I appreciate you wading in. Most of the other comments have been quite depressing. I think what we need is more presumption of good will, and to try and carry less baggage from previous experience. People can be wrong but not bad people. They can come around. There are multiple routes to getting where we want to go. That's not to say no one is ill willed.

Lastly, I think not seeing a solution often leads to not seeing the problem... even though it's logically backwards. I also think that a deep awareness of problems leads to seeing solutions. I don't think you can use authority alone and force people to find solutions to problems they don't care about, or believe in. The problem they'll actually try to solve is "how do I me this person leave me alone."


Throwaway account here.

Can you explain what this mythic “throb of injustice” is that keeps the white man in power?
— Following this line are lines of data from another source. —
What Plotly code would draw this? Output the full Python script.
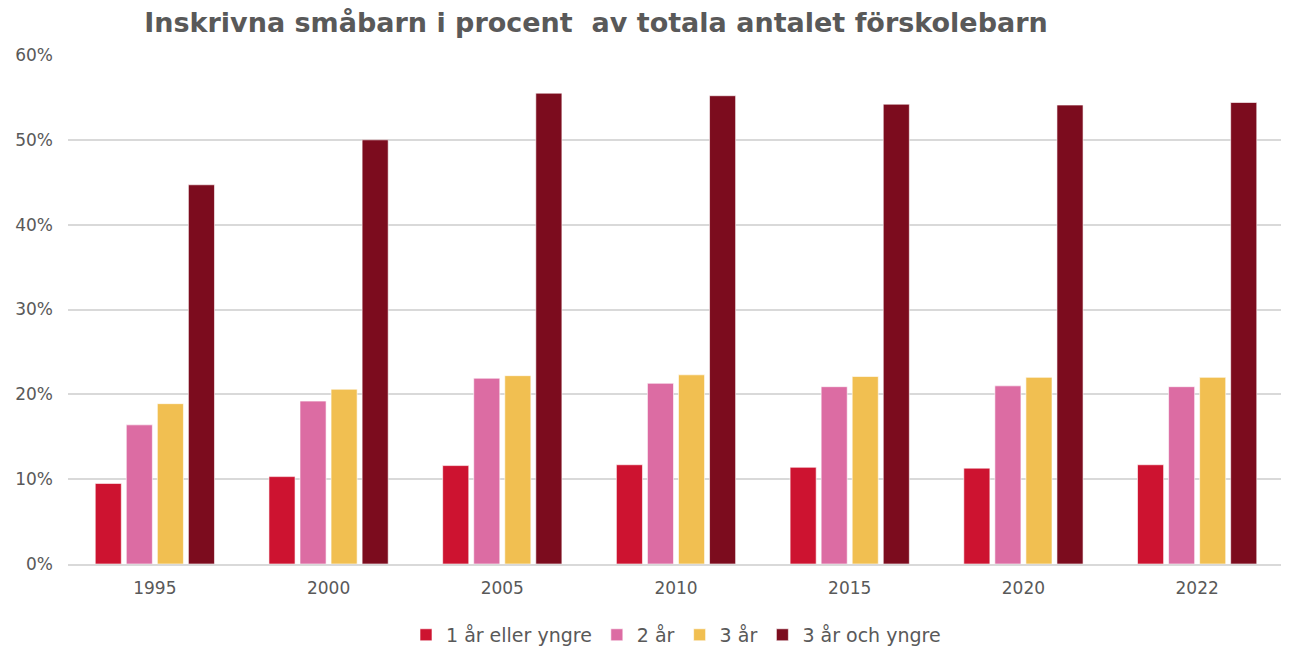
import plotly.graph_objects as go

years = ["1995", "2000", "2005", "2010", "2015", "2020", "2022"]
series_names = ["1 år eller yngre", "2 år", "3 år", "3 år och yngre"]
v_1_or_younger = [9.5, 10.3, 11.6, 11.7, 11.4, 11.3, 11.7]
v_2 = [16.4, 19.2, 21.9, 21.3, 20.9, 21.0, 20.9]
v_3 = [18.9, 20.6, 22.2, 22.3, 22.1, 22.0, 22.0]
v_3_and_younger = [44.7, 50.0, 55.5, 55.2, 54.2, 54.1, 54.4]
colors = ["#CD1330", "#DC6CA3", "#F1BF51", "#7C0C1E"]

fig = go.Figure()
for name, vals, col in zip(series_names, [v_1_or_younger, v_2, v_3, v_3_and_younger], colors):
    fig.add_trace(go.Bar(
        x=years, y=[v / 100 for v in vals], name=name,
        marker=dict(color=col, line=dict(color="rgba(255,255,255,0.6)", width=1)),
    ))

fig.update_layout(
    width=1281, height=640,
    paper_bgcolor="white", plot_bgcolor="white",
    margin=dict(l=60, r=5, t=47, b=84, autoexpand=False),
    barmode="group", bargap=0.285, bargroupgap=0.16,
    title=dict(text="Inskrivna småbarn i procent  av totala antalet förskolebarn",
               x=0.459, xanchor="center", y=0.978, yanchor="middle",
               font=dict(family="DejaVu Sans", size=27, color="#595959", weight="bold")),
    font=dict(family="DejaVu Sans", size=17, color="#595959"),
    legend=dict(orientation="h", x=0.5, xanchor="center", y=-0.102, yanchor="top",
                font=dict(family="DejaVu Sans", size=19, color="#595959"),
                itemwidth=30, traceorder="normal"),
    showlegend=True,
)
fig.update_yaxes(range=[0, 0.6], dtick=0.1, tickformat=".0%", showgrid=True,
                 gridcolor="#D9D9D9", gridwidth=1.5, zeroline=False, showline=False,
                 ticks="", ticklabelstandoff=14, automargin=False)
fig.update_xaxes(showline=True, linecolor="#D9D9D9", linewidth=1.5, ticks="",
                 ticklabelstandoff=8, automargin=False)

fig.write_html("out.html")
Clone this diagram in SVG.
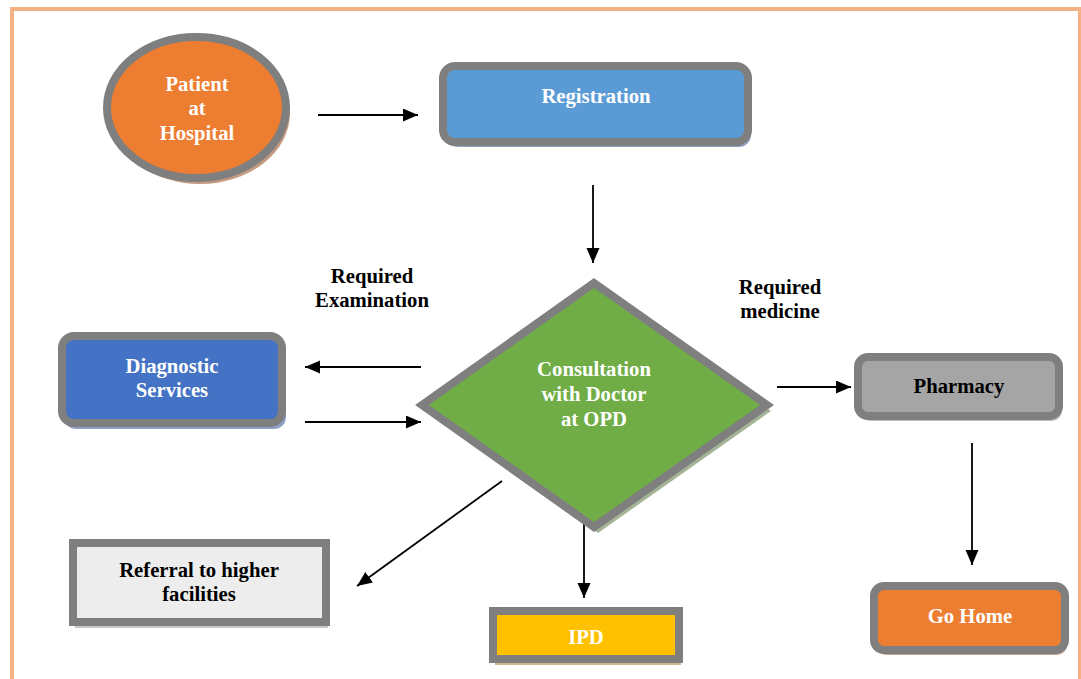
<svg xmlns="http://www.w3.org/2000/svg" width="1081" height="679" viewBox="0 0 1081 679">
<style>
.t{font-family:"Liberation Serif","Times New Roman",serif;font-weight:bold;font-size:20.7px;text-anchor:middle}
.w{fill:#FFFFFF}
.b{fill:#000000}
.g{stroke:#7F7F7F;stroke-width:8}
.c{stroke:#000000;stroke-width:1.8;fill:none;marker-end:url(#ah)}
</style>
<defs>
<marker id="ah" markerUnits="userSpaceOnUse" markerWidth="16" markerHeight="14" refX="15" refY="6.5" orient="auto">
<path d="M0,0 L15,6.5 L0,13 Z" fill="#000000"/>
</marker>
</defs>
<rect width="1081" height="679" fill="#FFFFFF"/>
<rect x="12" y="9" width="1068" height="700" fill="none" stroke="#F4B183" stroke-width="4"/>

<g id="connectors">
<line class="c" x1="318" y1="115" x2="418" y2="115"/>
<line class="c" x1="593" y1="185" x2="593" y2="263"/>
<line class="c" x1="421" y1="367" x2="305" y2="367"/>
<line class="c" x1="305" y1="422" x2="421" y2="422"/>
<line class="c" x1="777" y1="387" x2="851" y2="387"/>
<line class="c" x1="972" y1="443" x2="972" y2="565"/>
<line class="c" x1="584" y1="521" x2="584" y2="598"/>
<line class="c" x1="502" y1="481" x2="357" y2="586"/>
</g>

<g id="patient">
<ellipse cx="200" cy="113" rx="90" ry="71" fill="#C49A80"/>
<ellipse class="g" cx="196.5" cy="107.5" rx="89.5" ry="70.5" fill="#ED7D31"/>
<text class="t w" x="197" y="91">Patient</text>
<text class="t w" x="197" y="115">at</text>
<text class="t w" x="197" y="140">Hospital</text>
</g>

<g id="registration">
<rect x="446" y="71" width="305" height="76" rx="12" fill="#8EA5C2"/>
<rect class="g" x="443" y="66" width="305" height="76" rx="12" fill="#5B9BD5"/>
<text class="t w" x="596" y="103">Registration</text>
</g>

<g id="consultation">
<polygon points="598,289 771,411 598,533 426,411" fill="#A3B596"/>
<polygon class="g" points="594,283 767,405 594,527 422,405" fill="#70AD47"/>
<text class="t w" x="594" y="376">Consultation</text>
<text class="t w" x="594" y="401">with Doctor</text>
<text class="t w" x="594" y="426">at OPD</text>
</g>

<g id="diagnostic">
<rect x="64" y="341" width="222" height="88" rx="12" fill="#8EA0C8"/>
<rect class="g" x="62" y="336" width="220" height="87" rx="12" fill="#4472C4"/>
<text class="t w" x="172" y="373">Diagnostic</text>
<text class="t w" x="172" y="397">Services</text>
</g>

<g id="pharmacy">
<rect x="860" y="362" width="202" height="59" rx="10" fill="#BFBFBF"/>
<rect class="g" x="858" y="357" width="201" height="59" rx="10" fill="#A5A5A5"/>
<text class="t b" x="959" y="393">Pharmacy</text>
</g>

<g id="gohome">
<rect x="876" y="591" width="191" height="64" rx="10" fill="#C8A48A"/>
<rect class="g" x="874" y="586" width="191" height="64" rx="10" fill="#ED7D31"/>
<text class="t w" x="970" y="623">Go Home</text>
</g>

<g id="ipd">
<rect x="495" y="617" width="186" height="48" fill="#C9B98A"/>
<rect class="g" x="493" y="611" width="186" height="48" fill="#FFC000"/>
<text class="t w" x="586" y="644">IPD</text>
</g>

<g id="referral">
<rect x="75" y="549" width="253" height="79" fill="#C8C8C8"/>
<rect class="g" x="73" y="543" width="253" height="79" fill="#EDEDED"/>
<text class="t b" x="199" y="577">Referral to higher</text>
<text class="t b" x="199" y="601">facilities</text>
</g>

<g id="labels">
<text class="t b" x="372" y="283">Required</text>
<text class="t b" x="372" y="307">Examination</text>
<text class="t b" x="780" y="294">Required</text>
<text class="t b" x="780" y="318">medicine</text>
</g>
</svg>
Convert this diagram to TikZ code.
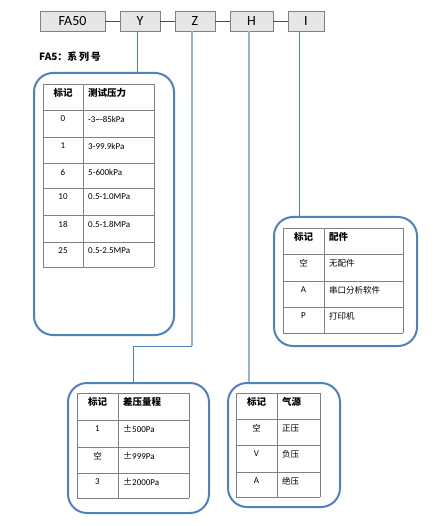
\documentclass[tikz,border=0pt]{standalone}
\usepackage{fontspec}
\setmainfont{Carlito}
\newfontfamily\cjk{Noto Sans CJK SC}
\definecolor{rb}{HTML}{4F81BD}
\definecolor{lb}{HTML}{95B3D7}
\definecolor{gridc}{HTML}{808080}
\definecolor{fillg}{HTML}{E6E6E6}
\begin{document}
\begin{tikzpicture}[x=1pt,y=-1pt,
  topbox/.style={draw=gridc, fill=fillg, line width=0.8pt, minimum height=20pt, inner sep=0pt, font=\fontsize{14}{14}\selectfont},
  rbox/.style={draw=rb, line width=2pt, rounded corners=19pt, inner sep=0pt},
  gridl/.style={draw=gridc, line width=0.7pt},
  cell/.style={inner sep=0pt, font=\fontsize{9}{10}\selectfont},
  ccell/.style={inner sep=0pt, font=\cjk\fontsize{8.5}{10}\selectfont},
  hcell/.style={inner sep=0pt, font=\cjk\bfseries\fontsize{9.5}{10}\selectfont},
  dconn/.style={draw=rb, line width=0.8pt},
  lconn/.style={draw=lb, line width=1.5pt},
  dashl/.style={draw=black!70, line width=0.8pt}]
\useasboundingbox (0,0) rectangle (436,526);

% top code boxes
\node[topbox, minimum width=65pt] (FA) at (72.5,21) {FA50};
\node[topbox, minimum width=40pt] (Y) at (140,21) {Y};
\node[topbox, minimum width=40pt] (Z) at (195,21) {Z};
\node[topbox, minimum width=43pt] (H) at (251.5,21) {H};
\node[topbox, minimum width=36pt] (I) at (306,21) {I};
\draw[dashl] (FA.east) -- (Y.west);
\draw[dashl] (Y.east) -- (Z.west);
\draw[dashl] (Z.east) -- (H.west);
\draw[dashl] (H.east) -- (I.west);

\node[anchor=west, inner sep=0pt, font=\cjk\bfseries\fontsize{10}{10}\selectfont] (lbl) at (39,57) {FA5：系\,列\,号};

% rounded boxes
\node[rbox, minimum width=140pt, minimum height=262pt] (b1) at (104,204) {};
\node[rbox, minimum width=143pt, minimum height=129pt] (b3) at (345.5,281.5) {};
\node[rbox, minimum width=141pt, minimum height=130pt] (b4) at (138.5,448) {};
\node[rbox, minimum width=112pt, minimum height=124pt] (b5) at (284,445) {};

% connectors
\draw[dconn] ([xshift=-3pt]Y.south) -- ([xshift=-3pt]Y.south |- b1.north);
\coordinate (zk) at (133,346);
\draw[lconn] ([xshift=-3pt]Z.south) -- ([xshift=-3pt]Z.south |- zk);
\draw[dconn] ([xshift=-3pt]Z.south |- zk) -- (zk) -- (zk |- b4.north);
\draw[lconn] ([xshift=-2.5pt]H.south) -- ([xshift=-2.5pt]H.south |- b5.north);
\draw[dconn] ([xshift=-7pt]I.south) -- ([xshift=-7pt]I.south |- b3.north);

% table 1
\foreach \y in {84,110,137,163,188,215,242,267} \draw[gridl] (43,\y) -- (154,\y);
\draw[gridl] (43,84) -- (43,267) (83,84) -- (83,267) (154,84) -- (154,267);
\node[hcell] (t1h1) at (63,93) {标记};
\node[hcell, anchor=west] (t1h2) at (88,93) {测试压力};
\foreach \i/\y/\a/\b in {1/110/0/{-3\textasciitilde-85kPa}, 2/137/1/{3-99.9kPa}, 3/163/6/{5-600kPa}, 4/188/10/{0.5-1.0MPa}, 5/215/18/{0.5-1.8MPa}, 6/242/25/{0.5-2.5MPa}} {
  \node[cell] (t1a\i) at (63,\y+9) {\a};
  \node[cell, anchor=west] (t1b\i) at (88,\y+9) {\b};
}

% table 3
\foreach \y in {228,254,281,307,333} \draw[gridl] (283,\y) -- (403,\y);
\draw[gridl] (283,228) -- (283,333) (324,228) -- (324,333) (403,228) -- (403,333);
\node[hcell] (t3h1) at (303.5,237) {标记};
\node[hcell, anchor=west] (t3h2) at (329,237) {配件};
\node[ccell] (t3a1) at (303.5,263) {空};
\node[ccell, anchor=west] (t3b1) at (329,263) {无配件};
\node[cell] (t3a2) at (303.5,290) {A};
\node[ccell, anchor=west] (t3b2) at (329,290) {串口分析软件};
\node[cell] (t3a3) at (303.5,316) {P};
\node[ccell, anchor=west] (t3b3) at (329,316) {打印机};

% table 4
\foreach \y in {393,420,447,473,498} \draw[gridl] (77,\y) -- (189,\y);
\draw[gridl] (77,393) -- (77,498) (118,393) -- (118,498) (189,393) -- (189,498);
\node[hcell] (t4h1) at (97.5,402) {标记};
\node[hcell, anchor=west] (t4h2) at (123,402) {差压量程};
\node[cell] (t4a1) at (97.5,429) {1};
\node[cell, anchor=west] (t4b1) at (123,429) {{\cjk ±}500Pa};
\node[ccell] (t4a2) at (97.5,456) {空};
\node[cell, anchor=west] (t4b2) at (123,456) {{\cjk ±}999Pa};
\node[cell] (t4a3) at (97.5,482) {3};
\node[cell, anchor=west] (t4b3) at (123,482) {{\cjk ±}2000Pa};

% table 5
\foreach \y in {393,419,445,472,497} \draw[gridl] (236,\y) -- (320,\y);
\draw[gridl] (236,393) -- (236,497) (277,393) -- (277,497) (320,393) -- (320,497);
\node[hcell] (t5h1) at (256.5,402) {标记};
\node[hcell, anchor=west] (t5h2) at (282,402) {气源};
\node[ccell] (t5a1) at (256.5,428) {空};
\node[ccell, anchor=west] (t5b1) at (282,428) {正压};
\node[cell] (t5a2) at (256.5,454) {V};
\node[ccell, anchor=west] (t5b2) at (282,454) {负压};
\node[cell] (t5a3) at (256.5,481) {A};
\node[ccell, anchor=west] (t5b3) at (282,481) {绝压};
\end{tikzpicture}
\end{document}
What I experience today is:

* government policy that is openly racist against white and asian men (affirmative action)

* Racist “diversity” campaigns today that are veils for “we want less white men but can’t straight up say that.”

* Hate from people of color, since the narrative is my “white male privilege” is the only reason for any success in my life. Every other major contributor to it is sidelined.

I have also still not found someone able to explain why white male leadership is a problem when it well reflects the entry workforce 40 years ago. Current diversity metrics for new grads will feed up management chains in 40 years and so on.

These are tangible policies and sentiment I can point to that directly and overtly discriminate against me because of my identity. Your comment tries to paint a rosy picture of doing so. There is no thought to my economic background, how hard I’ve worked, etc. Just you’re a white privileged man so you deserve less opportunity for leadership positions.

It seems incredibly and overtly racist to me, but I’m open to changing my mind.


[flagged]


If you find yourself typing the words "people like you," I suggest taking a moment to cool off.